Your objective
From the records, pick out and copy each line containing "this".
BEGIN Available records
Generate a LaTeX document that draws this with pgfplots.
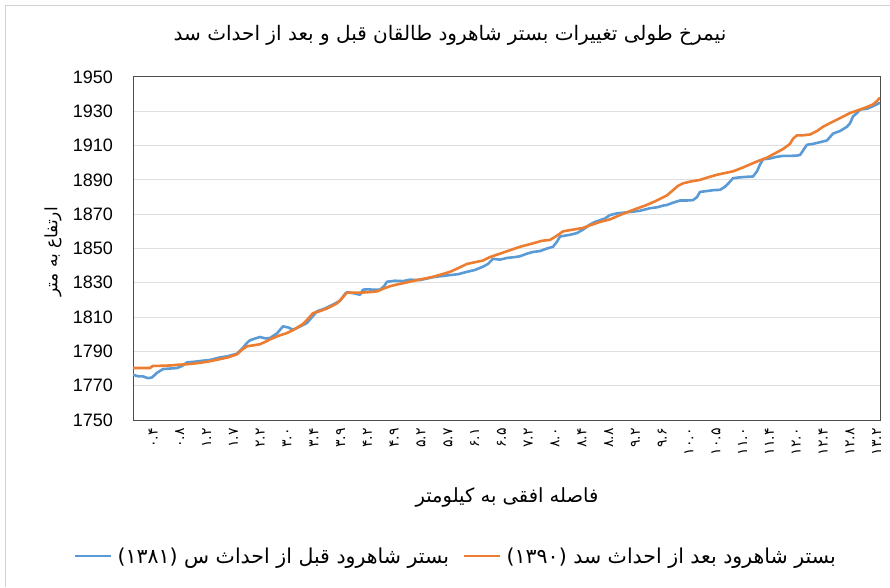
\documentclass[border=0pt]{standalone}
\usepackage{fontspec}
\setmainfont{Liberation Sans}
\newfontfamily\farsi[Script=Arabic]{DejaVu Sans}
\TeXXeTstate=1
\usepackage{pgfplots}
\pgfplotsset{compat=1.18}
\definecolor{sblue}{HTML}{5B9BD5}
\definecolor{sorange}{HTML}{ED7D31}
\begin{document}
\begin{tikzpicture}[x=1pt,y=1pt]
\path[use as bounding box] (0,0) rectangle (890,587);
\draw[gray!35, line width=1pt] (5,0) -- (5,581) -- (890,581);
\node at (450,552) {\farsi\fontsize{20}{22}\selectfont\beginR نیمرخ طولی تغییرات بستر شاهرود طالقان قبل و بعد از احداث سد\endR};
\node[rotate=90] at (53,335) {\farsi\fontsize{17}{19}\selectfont\beginR ارتفاع به متر\endR};
\node at (507,90) {\farsi\fontsize{19.5}{21}\selectfont\beginR فاصله افقی به کیلومتر\endR};
\begin{axis}[
  at={(133pt,167pt)}, anchor=south west,
  scale only axis, width=747pt, height=343pt,
  xmin=133, xmax=880, ymin=1750, ymax=1950,
  ytick={1750,1770,...,1950},
  xtick={153,179.8,206.6,233.4,260.2,287,313.8,340.6,367.4,394.2,421,447.8,474.6,501.4,528.2,555,581.8,608.6,635.4,662.2,689,715.8,742.6,769.4,796.2,823,849.8,876.6},
  xticklabels={۰.۴,۰.۸,۱.۲,۱.۷,۲.۲,۳.۰,۳.۴,۳.۹,۴.۲,۴.۹,۵.۲,۵.۷,۶.۱,۶.۵,۷.۲,۸.۰,۸.۴,۸.۸,۹.۲,۹.۶,۱۰.۰,۱۰.۵,۱۱.۰,۱۱.۴,۱۲.۰,۱۲.۴,۱۲.۸,۱۳.۲},
  xticklabel style={font=\farsi\fontsize{14}{14}\selectfont, rotate=90, anchor=east, inner xsep=8pt, inner ysep=0pt},
  yticklabel style={font=\fontsize{18}{20}\selectfont, anchor=east, inner sep=0pt, xshift=-20pt},
  /pgf/number format/assume math mode=true,
  /pgf/number format/1000 sep={},
  ymajorgrids, grid style={gray!25, line width=1pt},
  axis line style={gray!60!black, line width=1pt},
  major tick length=0pt,
  legend columns=2,
  legend style={draw=none, fill=none, at={(0.4324,-0.3965)}, anchor=center,
    font=\farsi\fontsize{20.5}{22}\selectfont,
    /tikz/every odd column/.append style={column sep=3pt},
    /tikz/every even column/.append style={column sep=12pt}},
  legend image code/.code={\draw[#1] (0pt,0pt) -- (36pt,0pt);},
]
\addplot[sblue, line width=2.6pt, line join=round] coordinates {
(133,1776.4)(138,1775.5)(143,1775.4)(148,1774.4)(152,1774.8)(157,1777.5)(163,1779.7)(170,1780.0)(177,1780.3)(182,1781.5)
(187,1783.6)(195,1784.0)(203,1784.6)(210,1785.0)(220,1786.5)(228,1787.2)(237,1788.7)(242,1791.5)(247,1795)(250,1796.5)
(255,1797.5)(260,1798.4)(265,1797.6)(270,1797.8)(277,1800.5)(283,1804.6)(288,1804)(293,1802.7)(300,1804.5)(307,1806.6)
(312,1810)(317,1813.4)(325,1815)(333,1817.3)(340,1819.5)(345,1823.5)(347,1824.5)(353,1824)(360,1823)(363,1826)
(367,1826.2)(373,1826)(380,1826)(384,1828)(387,1830.6)(395,1831.2)(403,1831)(410,1831.8)(420,1831.6)(427,1832.5)
(435,1833.5)(443,1834)(450,1834.5)(458,1835)(467,1836.4)(475,1837.5)(483,1839.4)(488,1841)(493,1844)(500,1843.5)
(507,1844.5)(515,1845)(520,1845.5)(527,1847)(533,1848)(540,1848.5)(547,1850)(553,1851)(557,1854)(560,1857)
(565,1857.5)(570,1858)(577,1859)(583,1861)(590,1864)(595,1865.5)(600,1866.5)(605,1867.5)(610,1869.5)(617,1870.5)
(625,1871)(633,1871.5)(640,1872)(650,1873.5)(657,1874)(663,1875)(667,1875.4)(672,1876.5)(680,1878)(687,1878)
(693,1878.2)(697,1880)(700,1883)(707,1883.5)(713,1884)(720,1884.2)(725,1886)(730,1889)(733,1891)(740,1891.5)
(747,1891.8)(753,1892)(757,1895)(760,1899)(763,1902)(770,1902.5)(777,1903.5)(783,1904)(790,1904)(797,1904.2)
(800,1904.5)(804,1908)(807,1910.5)(813,1911)(820,1912)(827,1913)(830,1915)(833,1917)(840,1918.5)(847,1921)
(850,1923)(853,1927)(857,1929)(860,1931)(867,1931.5)(873,1933)(880,1935)
};
\addlegendentry{\beginR بستر شاهرود قبل از احداث س (۱۳۸۱)\endR}
\addplot[sorange, line width=2.6pt, line join=round] coordinates {
(133,1780.3)(140,1780.3)(150,1780.3)(153,1781.6)(160,1781.6)(170,1781.8)(178,1782.2)(187,1782.5)(195,1783)(203,1783.6)
(212,1784.5)(220,1785.5)(228,1786.5)(237,1788.3)(242,1791)(247,1793)(253,1793.5)(260,1794.2)(265,1795.5)(270,1797)
(278,1799)(287,1800.7)(295,1803)(303,1806)(308,1809)(313,1812.3)(320,1813.5)(327,1815)(332,1816.5)(337,1818)
(342,1821)(347,1824.3)(355,1824.3)(362,1824.3)(370,1824.6)(377,1825)(383,1826.5)(390,1828)(397,1829)(405,1830)
(417,1831.6)(425,1832.5)(433,1833.5)(442,1835)(450,1836.4)(458,1838.5)(467,1841)(475,1842)(483,1843)(490,1845)
(500,1847)(510,1849)(520,1851)(533,1853)(542,1854.5)(550,1855)(557,1857.5)(563,1860)(573,1861)(583,1862)
(590,1863.5)(600,1865.5)(610,1867)(620,1869.5)(633,1872.5)(645,1875)(655,1877.5)(667,1881)(673,1884)(678,1886.5)
(683,1888)(690,1889)(700,1890)(708,1891.5)(717,1893)(725,1894)(733,1895)(742,1897)(750,1899)(758,1901)
(767,1903)(775,1905.5)(783,1908)(790,1911)(793,1914)(797,1916)(803,1916)(810,1916.5)(817,1918.5)(823,1921)
(828,1922.5)(833,1924)(840,1926)(850,1929)(855,1930)(860,1931)(867,1932.5)(873,1934)(877,1936)(880,1938)
};
\addlegendentry{\beginR بستر شاهرود بعد از احداث سد (۱۳۹۰)\endR}
\end{axis}
\end{tikzpicture}
\end{document}
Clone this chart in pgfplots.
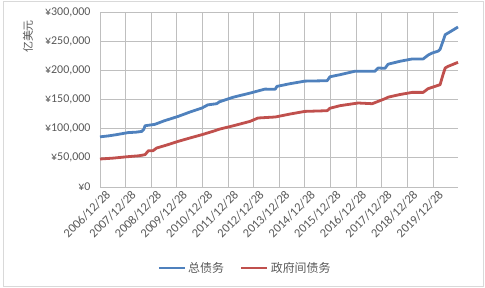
END Available records
Output of the task
Generate a LaTeX document that draws this with pgfplots.
Clone this chart in pgfplots.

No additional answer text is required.